University’s Armed Forces project praised by top commander at launch

A University of Wolverhampton project supporting the Armed Forces has been praised as “innovative” and “much needed” by a top Army commander.

Brigadier Gerhard Wheeler, Commander 143 (West Midlands) Brigade, hailed the Unsung hero launch eventUniversity’s Supporting the Unsung Hero initiative at its launch on November 25.

The project offers a business start-up programme for the dependants of serving Armed Forces personnel, Reservists and Veterans to enable them not only to financially support their family but integrate them into the local civilian community.
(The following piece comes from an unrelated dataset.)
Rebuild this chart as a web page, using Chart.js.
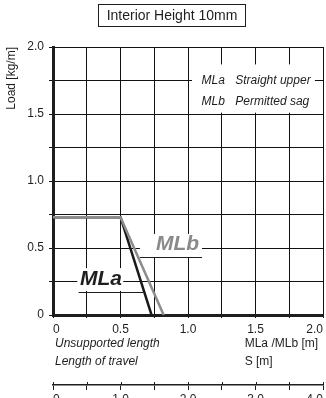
<!DOCTYPE html>
<html>
<head>
<meta charset="utf-8">
<script src="https://cdn.jsdelivr.net/npm/chart.js@4/dist/chart.umd.min.js"></script>
<style>
  body { margin: 0; background: #fff; }
  canvas { display: block; }
</style>
</head>
<body>
<canvas id="myChart" width="326" height="398"></canvas>
<script>
// unsupported length [m] against permitted load [kg/m]
var mlaLength = [0, 0.5, 0.73];
var mlaLoad = [0.73, 0.73, 0];
var mlbLength = [0, 0.5, 0.82];
var mlbLoad = [0.73, 0.73, 0];

var loadTicks = [0, 0.5, 1.0, 1.5, 2.0];
var lengthTicks = [0, 0.5, 1.0, 1.5, 2.0];
var travelTicks = [0, 1.0, 2.0, 3.0, 4.0];

var FONT = '"Liberation Sans", Arial, Helvetica, sans-serif';
var INK = '#1e1e1e';

function tickText(list) {
	return function (value) {
		if (list.indexOf(value) < 0) return '';
		return value === 0 ? '0' : value.toFixed(1);
	};
}

function points(xs, ys) {
	return xs.map(function (x, i) { return { x: x, y: ys[i] }; });
}

var chartText = {
	id: 'chartText',
	beforeDatasetsDraw: function (chart) {
		var c = chart.ctx;
		var px = function (v) { return chart.scales.x.getPixelForValue(v); };
		var py = function (v) { return chart.scales.y.getPixelForValue(v); };
		c.save();

		// key box
		c.fillStyle = '#fff';
		c.fillRect(px(1.03), py(1.87), px(1.94) - px(1.03), py(1.51) - py(1.87));
		c.fillStyle = INK;
		c.font = 'italic 12px ' + FONT;
		c.textBaseline = 'middle';
		c.fillText('MLa', px(1.10), py(1.75));
		c.fillText('Straight upper', px(1.35), py(1.75));
		c.fillText('MLb', px(1.10), py(1.59));
		c.fillText('Permitted sag', px(1.35), py(1.59));

		// MLa callout
		c.fillStyle = '#fff';
		c.fillRect(px(0.18), py(0.35), px(0.52) - px(0.18), py(0.18) - py(0.35));
		c.fillStyle = INK;
		c.font = 'italic bold 21px ' + FONT;
		c.fillText('MLa', px(0.2), py(0.265));
		c.strokeStyle = INK;
		c.lineWidth = 1;
		c.beginPath();
		c.moveTo(px(0.19), Math.round(py(0.17)) + 0.5);
		c.lineTo(px(0.667), Math.round(py(0.17)) + 0.5);
		c.stroke();

		// MLb callout
		c.fillStyle = '#fff';
		c.fillRect(px(0.644), py(0.605), px(1.104) - px(0.644), py(0.433) - py(0.605));
		c.fillStyle = '#8a8a8a';
		c.fillText('MLb', px(0.763), py(0.53));
		c.beginPath();
		c.moveTo(px(0.644), Math.round(py(0.433)) + 0.5);
		c.lineTo(px(1.104), Math.round(py(0.433)) + 0.5);
		c.stroke();
		c.restore();
	},
	afterDraw: function (chart) {
		var c = chart.ctx;
		var xs = chart.scales.x, x2 = chart.scales.x2;
		c.save();

		// heading
		c.strokeStyle = INK;
		c.lineWidth = 1;
		c.strokeRect(98.5, 4.5, 147, 22);
		c.fillStyle = INK;
		c.font = '14px ' + FONT;
		c.textAlign = 'center';
		c.textBaseline = 'middle';
		c.fillText('Interior Height 10mm', 172, 16);

		// axis captions
		c.textAlign = 'left';
		c.font = 'italic 12px ' + FONT;
		c.fillText('Unsupported length', xs.getPixelForValue(0) + 2, xs.top + 29);
		c.fillText('Length of travel', xs.getPixelForValue(0) + 2, xs.top + 47);
		c.font = '12px ' + FONT;
		c.fillText('MLa /MLb [m]', xs.getPixelForValue(1.42), xs.top + 29);
		c.fillText('S [m]', xs.getPixelForValue(1.42), xs.top + 47);

		// travel axis ticks reach above its line too
		c.beginPath();
		for (var v = 0; v <= 4; v += 0.5) {
			var p = Math.round(x2.getPixelForValue(v)) + 0.5;
			c.moveTo(p, x2.top - 3);
			c.lineTo(p, x2.top);
		}
		c.stroke();
		c.restore();
	}
};

var ctx = document.getElementById('myChart');
var myChart = new Chart(ctx, {
	type: 'line',
	data: {
		datasets: [{
			label: 'MLb',
			data: points(mlbLength, mlbLoad),
			borderColor: '#8c8c8c',
			borderWidth: 2.5,
			pointRadius: 0,
			tension: 0
		},
		{
			label: 'MLa',
			data: points(mlaLength, mlaLoad),
			borderColor: '#1a1a1a',
			borderWidth: 2.5,
			pointRadius: 0,
			tension: 0
		}
		]
	},
	options: {
		responsive: false,
		animation: false,
		events: [],
		layout: {
			padding: { top: 47, right: 3, left: 0, bottom: 0 }
		},
		plugins: {
			legend: { display: false },
			tooltip: { enabled: false }
		},
		scales: {
			x: {
				type: 'linear',
				position: 'bottom',
				min: 0,
				max: 2,
				afterBuildTicks: function (scale) {
					scale.ticks = [];
					for (var v = 0; v <= 2.0001; v += 0.25) scale.ticks.push({ value: Math.round(v * 100) / 100 });
				},
				afterFit: function (scale) {
					scale.height = 70;
					scale.paddingLeft = 0;
					scale.paddingRight = 0;
				},
				grid: { color: '#111', lineWidth: 1, tickLength: 3 },
				border: { color: INK, width: 3 },
				ticks: {
					align: 'inner',
					maxRotation: 0,
					autoSkip: false,
					padding: 4,
					color: INK,
					font: { family: FONT, size: 12 },
					callback: tickText(lengthTicks)
				}
			},
			x2: {
				type: 'linear',
				position: 'bottom',
				weight: 1,
				min: 0,
				max: 4,
				afterBuildTicks: function (scale) {
					scale.ticks = [];
					for (var v = 0; v <= 4.0001; v += 0.5) scale.ticks.push({ value: v });
				},
				afterFit: function (scale) {
					scale.height = 13;
					scale.paddingLeft = 0;
					scale.paddingRight = 0;
				},
				grid: { drawOnChartArea: false, color: INK, lineWidth: 1, tickLength: 5 },
				border: { color: INK, width: 1.5 },
				ticks: {
					align: 'inner',
					maxRotation: 0,
					autoSkip: false,
					padding: 2,
					color: INK,
					font: { family: FONT, size: 12 },
					callback: tickText(travelTicks)
				}
			},
			y: {
				min: 0,
				max: 2,
				afterBuildTicks: function (scale) {
					scale.ticks = [];
					for (var v = 0; v <= 2.0001; v += 0.25) scale.ticks.push({ value: Math.round(v * 100) / 100 });
				},
				afterFit: function (scale) {
					scale.width = 53;
				},
				grid: { color: '#111', lineWidth: 1, tickLength: 4 },
				border: { color: INK, width: 3 },
				title: {
					display: true,
					text: 'Load [kg/m]',
					align: 'end',
					color: INK,
					padding: { top: 4, bottom: 0 },
					font: { family: FONT, size: 12 }
				},
				ticks: {
					padding: 5,
					color: INK,
					font: { family: FONT, size: 12 },
					callback: tickText(loadTicks)
				}
			}
		}
	},
	plugins: [chartText]
});
</script>
</body>
</html>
It has been running for several months but was this week given an official launch event, held at the Seminar Room of the Wolverhampton Business Solutions Centre.

The launch event was attended by an audience of senior military personnel, Local Government and military organisations and opened by Brigadier Wheeler, who has served in Northern Ireland, Iraq and Afghanistan.

In his opening speech he praised the University of Wolverhampton for its delivery of an “innovative and much needed programme” that recognised the challenges and sacrifices dependants’ of serving personnel often have to make in support of loved ones serving in the military.

He said: “It is particularly difficult for family members who relocate with their serving spouse or parent to maintain sustainable employment and education. This programme is a step towards helping those within the military community prepare and plan for life beyond the services, by providing them with the autonomy, skills and support needed to start a flexible and financially viable business whilst contributing to their local and national economy.”

The programme, made possible through the Armed Forces Covenant LIBOR Fund announced by Prime Minister David Cameron this year, has been successfully completed by the first ten delegates who are now prepared to start their journey in self-employment.

One of those is student Sally Wagstaff. She said: “After leaving the Navy in 2011 following eighteen years dedicated service as a Nursing Officer, I decided it was time for me to focus on my families future needs and prepare for my husband’s retirement from the Royal Navy Medical Services. 

“The programme has given me the confidence and knowledge to understand how to approach my business idea in Laser hair removal. Within two months of starting the course I had devised a business plan and with the help of my assigned business mentor I have successfully secured funding.   I am now the company director of my own business Xodos Aesthetics Ltd and I couldn’t praise the programme enough.”

Each intake of the ‘Supporting the Unsung Hero programme  offers information and advice on self-employment, a business start-up course and individual/group mentoring for seven  months with business advisers from the Black Country Chamber of Commerce.  

The project is delivered through the Wolverhampton Business Solutions Centre in conjunction with the Black Country Chamber of Commerce and The Ministry of Defence Hive Information Service. 

Geoff Layer, Vice Chancellor of the University of Wolverhampton, said: “This is a really vital project. There is, rightly, a lot of support and attention for those serving in the Armed Forces.

“But there is perhaps less so for dependents of those individuals, despite the amazing work they  do. This project is a way of redressing that and shows our commitment to the wider community as the University of opportunity.”